How to Be...Dramatic

When I was little, and I didn't get my way I'd find the nearest wall, slam my body against it, throw my forearm over my forehead and begin a slow descent down until I landed on the floor.  This was usually accompanied by a wail and probably the reason we never had windows open in our house.  Either way you spun it, from a young age it was clear that somewhere within my genetic code was a tiny little swirl of DNA that flashed jazz hands at every chance. I've been called dramatic plenty of times in my life---sometimes as a compliment, sometimes an insult.  In my experience, if the moniker is followed by "ass," "bitch" or "queen" you can go ahead and assume that either a) your actions have exceeded what is considered a "normal" response to a situation or 2) you're talking to a big fat jerk.  With # 2, you can go ahead and chuck that glass of water/wine/beer in said jerk's face because, after all, once you've called someone a drama ass/bitch/queen you better expect a Tony award winning performance in return.

If I'm being entirely honest though, I've never really thought of myself as an overly dramatic person.

Sensitive?  Sure.

Artistic?  Absolutely.

Passionate?  A-men.

Stubborn?  Sing it.

...But dramatic?

You have mistaken me for someone else.

Cut to-the massive uprising from the people who are closest to me, and their peals of laughter and pointed fingers in my direction.   They'd echo what I'm slowly discovering to be true.

I might be a teeny-tiny bit on the dramatic side.

If I really think about it, the signs were there from the beginning.  As a teenager, I lived in a bedroom without a door.  The door to my room sat just outside, propped up against a wall.  This apparently was a consequence to repeated door slamming.

Now normally, you have a dramatic kid and you think--we'll find an outlet to that madness--plug that sucker into some acting/singing/dancing lessons, and God love my parents--they tried.  Signed me up for figure skating--I LOVED the outfits, but the skating part was really cold.  They put me in dance--I LOVED the butterscotch candies we got after class and the barrel rolls we did down the hill behind Miss Eva's School of Dance/House but the dance part kinda terrified me-I mean she walked around with a yardstick and I thought for sure if I messed up she'd take me out at my knees.

Also, these activities posed a couple of other problems. a) I couldn't be the star with that many other kids in class. 2) I wasn't good enough to be the star given my focus on butterscotch candies, spandex ice skating skirts and NOT the skating or dancing itself. 3) I needed more than a boring ballet choreographed by an old Czechoslovakian ballerina to get my creative juices flowing.

So the drama--unreleased in appropriate settings--seeped out in peculiar ways.  When I was nine my parents grounded me for (I'm sure) something I did not do but I accepted my punishment.
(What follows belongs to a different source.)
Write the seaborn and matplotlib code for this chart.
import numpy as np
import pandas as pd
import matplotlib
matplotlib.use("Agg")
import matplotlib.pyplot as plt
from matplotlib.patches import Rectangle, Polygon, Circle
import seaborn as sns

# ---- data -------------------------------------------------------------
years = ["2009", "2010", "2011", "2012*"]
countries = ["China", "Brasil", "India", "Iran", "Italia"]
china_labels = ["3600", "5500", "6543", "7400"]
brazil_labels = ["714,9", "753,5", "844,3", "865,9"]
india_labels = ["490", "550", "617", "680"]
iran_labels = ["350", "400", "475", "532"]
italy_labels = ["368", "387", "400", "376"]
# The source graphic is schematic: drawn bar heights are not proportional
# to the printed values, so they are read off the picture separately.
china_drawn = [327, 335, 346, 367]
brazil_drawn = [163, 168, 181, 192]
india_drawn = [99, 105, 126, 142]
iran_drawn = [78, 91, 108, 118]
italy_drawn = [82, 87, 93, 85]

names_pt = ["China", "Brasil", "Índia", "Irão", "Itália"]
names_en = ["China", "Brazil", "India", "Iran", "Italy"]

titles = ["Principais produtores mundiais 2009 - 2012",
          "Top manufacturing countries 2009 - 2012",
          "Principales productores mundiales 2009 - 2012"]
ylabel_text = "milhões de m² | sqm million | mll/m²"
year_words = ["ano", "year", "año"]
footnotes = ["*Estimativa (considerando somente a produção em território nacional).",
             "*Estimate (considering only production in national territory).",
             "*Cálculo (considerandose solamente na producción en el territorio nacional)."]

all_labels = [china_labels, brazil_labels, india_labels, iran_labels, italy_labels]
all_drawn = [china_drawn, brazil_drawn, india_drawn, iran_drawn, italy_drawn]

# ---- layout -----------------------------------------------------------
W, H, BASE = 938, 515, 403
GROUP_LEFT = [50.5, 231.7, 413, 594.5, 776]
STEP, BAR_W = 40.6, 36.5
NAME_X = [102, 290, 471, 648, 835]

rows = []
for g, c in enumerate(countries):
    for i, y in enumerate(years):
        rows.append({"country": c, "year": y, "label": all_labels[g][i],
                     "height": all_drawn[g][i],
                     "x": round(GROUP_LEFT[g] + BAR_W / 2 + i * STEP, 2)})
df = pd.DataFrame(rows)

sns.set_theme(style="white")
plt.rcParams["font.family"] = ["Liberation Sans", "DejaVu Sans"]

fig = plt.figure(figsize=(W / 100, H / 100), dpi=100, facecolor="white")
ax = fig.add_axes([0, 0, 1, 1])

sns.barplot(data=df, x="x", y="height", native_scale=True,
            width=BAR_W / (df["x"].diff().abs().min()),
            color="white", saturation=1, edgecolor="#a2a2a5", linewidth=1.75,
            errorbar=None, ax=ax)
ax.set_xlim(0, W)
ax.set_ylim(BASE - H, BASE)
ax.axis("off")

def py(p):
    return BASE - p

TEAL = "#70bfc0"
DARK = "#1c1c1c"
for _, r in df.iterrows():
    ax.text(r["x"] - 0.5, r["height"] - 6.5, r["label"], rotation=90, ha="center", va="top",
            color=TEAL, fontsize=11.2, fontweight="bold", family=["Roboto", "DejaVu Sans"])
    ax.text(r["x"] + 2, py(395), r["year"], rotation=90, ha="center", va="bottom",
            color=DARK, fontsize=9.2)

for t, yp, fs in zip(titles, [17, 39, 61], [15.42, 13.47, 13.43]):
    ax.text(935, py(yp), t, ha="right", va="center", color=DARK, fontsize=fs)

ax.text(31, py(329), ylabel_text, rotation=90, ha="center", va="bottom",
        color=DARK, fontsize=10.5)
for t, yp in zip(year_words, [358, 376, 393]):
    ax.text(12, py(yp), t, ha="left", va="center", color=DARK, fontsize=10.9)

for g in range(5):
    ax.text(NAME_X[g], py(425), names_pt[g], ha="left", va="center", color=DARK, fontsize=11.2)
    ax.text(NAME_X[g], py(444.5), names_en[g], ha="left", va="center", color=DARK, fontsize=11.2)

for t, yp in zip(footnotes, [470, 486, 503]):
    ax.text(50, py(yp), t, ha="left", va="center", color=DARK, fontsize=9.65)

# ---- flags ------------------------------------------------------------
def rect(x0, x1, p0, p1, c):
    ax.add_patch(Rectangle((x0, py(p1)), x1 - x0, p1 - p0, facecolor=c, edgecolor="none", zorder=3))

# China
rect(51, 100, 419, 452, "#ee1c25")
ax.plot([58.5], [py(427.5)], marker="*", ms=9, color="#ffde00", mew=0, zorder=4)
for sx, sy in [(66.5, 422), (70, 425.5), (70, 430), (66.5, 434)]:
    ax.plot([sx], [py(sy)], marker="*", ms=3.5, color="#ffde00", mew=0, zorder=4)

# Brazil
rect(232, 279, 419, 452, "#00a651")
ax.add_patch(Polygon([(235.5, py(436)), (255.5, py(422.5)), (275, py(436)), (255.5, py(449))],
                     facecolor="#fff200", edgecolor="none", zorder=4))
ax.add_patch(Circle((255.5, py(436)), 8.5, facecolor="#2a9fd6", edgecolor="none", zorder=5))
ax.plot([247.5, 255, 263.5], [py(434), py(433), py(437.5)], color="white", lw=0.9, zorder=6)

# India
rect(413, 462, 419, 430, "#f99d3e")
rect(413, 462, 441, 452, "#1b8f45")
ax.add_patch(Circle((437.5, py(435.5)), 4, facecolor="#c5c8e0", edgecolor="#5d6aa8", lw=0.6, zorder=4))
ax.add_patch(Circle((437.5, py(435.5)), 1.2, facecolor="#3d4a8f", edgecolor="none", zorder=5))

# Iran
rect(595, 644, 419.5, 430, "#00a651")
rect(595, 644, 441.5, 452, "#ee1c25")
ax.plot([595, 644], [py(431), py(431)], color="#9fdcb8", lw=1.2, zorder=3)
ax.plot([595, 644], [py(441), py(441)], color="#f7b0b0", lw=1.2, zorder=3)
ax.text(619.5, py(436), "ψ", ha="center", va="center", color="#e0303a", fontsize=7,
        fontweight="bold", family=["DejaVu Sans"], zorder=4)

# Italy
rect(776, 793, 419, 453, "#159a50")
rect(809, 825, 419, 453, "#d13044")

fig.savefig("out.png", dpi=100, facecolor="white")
However, when I felt that the suitable amount of time to be grounded had passed I began to protest.  Which got me nowhere.  Which made me mad.  Which led me to find the phone and dial 911 to alert them to the life-threatening situation I was in--that my parents had grounded me for too long.

It wasn't until I was a freshman in college that I stepped foot onstage.  The very first role I ever landed was as the fairy godmother in the children's production of "The Frog Prince."  I have NO idea how I got the part, given that I had no acting experience but I didn't dare ask.  With the smallest part in the show I crammed that character so full of "stuff" that she ended up resembling a very drunk Gladys Kravitz covered in glitter.  I was so hungry to release all these emotions, imaginings, stories and people that it felt like lived inside me that I dumped all that stuff onto one poor character.  I'm lucky I continued to get cast in shows after that.

What began as a whoosh of dramatic release tapered off to a steady stream as I found myself in different roles and I found, when I'm engaged in an artistic project I feel most balanced in my real life.  Given a suitable avenue for expression I can, it would seem, behave like a fairly normal human being.  When I'm in between projects I find myself simultaneously gasping for air and desperately trying to exhale.  The need for expression, bigger than what society deems as acceptable is overwhelming.  As I've realized what happens when I am not focused on something creative I have had to learn, as silly as it sounds, how to turn down my reactions, perceptions and emotions in order to see a situation or person clearly and accurately.  Or to always be working on something.

The methodologies of acting and theatre contribute to this malaise.  As an actor you're taught that the bigger the choice, the better.  A strong emotional reaction is always more interesting to watch and therefore encouraged. Unfortunately, this does not hold true in real life and it's a difficult task, this navigation from performer to person and back again.

But I'm getting there.  Each time I find myself stepping back and re-assessing a person, a situation, an event that I'd usually have an immediate and emotional reaction to I count as a success.  Each time I pass a wall and don't slide down it, I figure I'm coming along.  But the drama is as much a part of who I am as anything else--and sure it needs to be kept in check, but I'll tell ya, call me a dramatic ass/bitch/queen and I'll call 911.